50日祭に参列する際喪主やご遺族は正喪服を着用するのが正式なマナーです。しかし、、現代では、やや簡易的な服装である準喪服を着用するケースが増えています。

また、一般参列者は仏教のご葬儀のときと同様の服装であれば問題ありません。男性は黒のスーツ、女性は黒のワンピースなどを着用し、派手なアクセサリーや露出を避けた常識ある服装を心掛けましょう。仏教とは異なり、神道では数珠は不要です。

お供え物・玉串料のマナー

50日祭のお供え物には故人様が生前好んでいたものや米・酒・海産物などが用いられることが多いです。一般参列者として出席する場合は、お菓子や果物の詰め合わせといった定番のものを選ぶと良いでしょう。

また、50日祭に参列する際は、仏式の香典にあたる玉串料も用意する必要があります。以下に玉串料に関するマナーをまとめましたので、そちらもあわせてご覧ください。

・表書きの書き方

封筒の上段には「御玉串料」や「玉串料」と記入し、下段にはお金を包んだ方のフルネームを記載します。仏式の香典と同様に、玉串料の表書きも薄墨の毛筆、もしくは薄墨の筆ペンで書くのがマナーです。

・包み方

50日祭は祝い事ではないため、玉串料は「不祝儀袋」に納めてお渡しします。ただし、他の宗教を連想させる蓮の花や十字架などが描かれているものは避けるようにしてください。

なお、水引は結び切りやあわじ結びのものを選びましょう。色は黒白が基本ですが、地域によって考え方に違いが見られますので、事前に確認しておくことをおすすめします。

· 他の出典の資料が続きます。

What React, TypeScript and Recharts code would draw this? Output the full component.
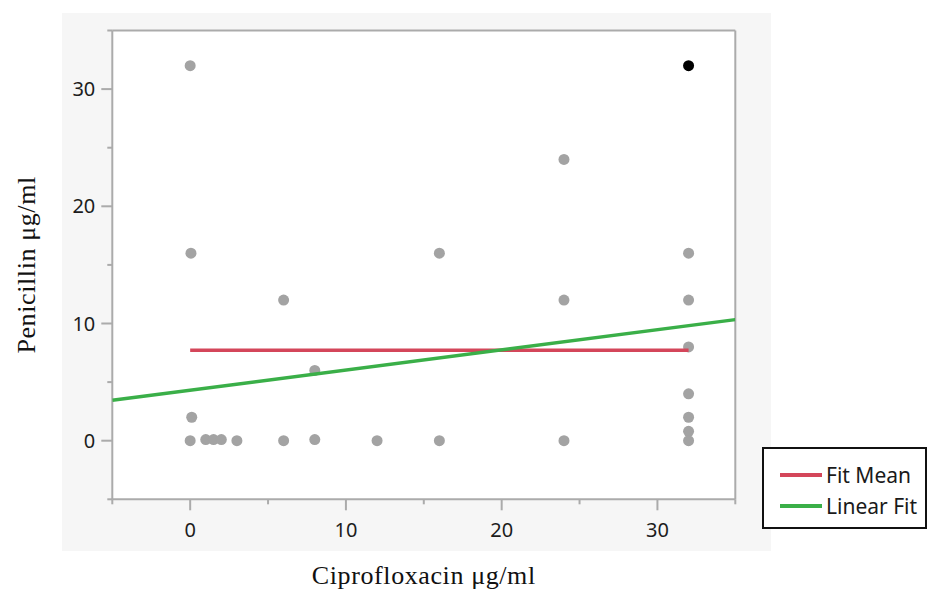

また、お札の向きは全て同じ方向に揃えるのがマナーです。中袋を開けたときに肖像画が見えるように入れるのが一般的ですが、こちらも地域によって考え方が異なります。

・渡し方

不祝儀袋に納める玉串料は「寒色系の袱紗(ふくさ)」に包んで持参するのが一般的です。渡すタイミングについては、会場に到着後すぐの挨拶時にお渡しするのが良いでしょう。

言葉遣いのマナー

50日祭は神道の儀式であり、仏教用語を用いるのはマナー違反となります。「冥福」「成仏」「供養」「往生」などは仏教で用いる言葉なので、使わないように気を付けましょう。

まとめ

50日祭は神式における儀式の一つであり、亡くなった方を神様としてお迎えすることを目的とします。仏教の四十九日法要と似ている部分が多いですが、神道と仏教では根本的な考え方が異なりますので、しっかりと区別して理解することが大切です。誰もが50日祭に参列する可能性がありますが、この記事が少しでもお役に立てれば幸いです。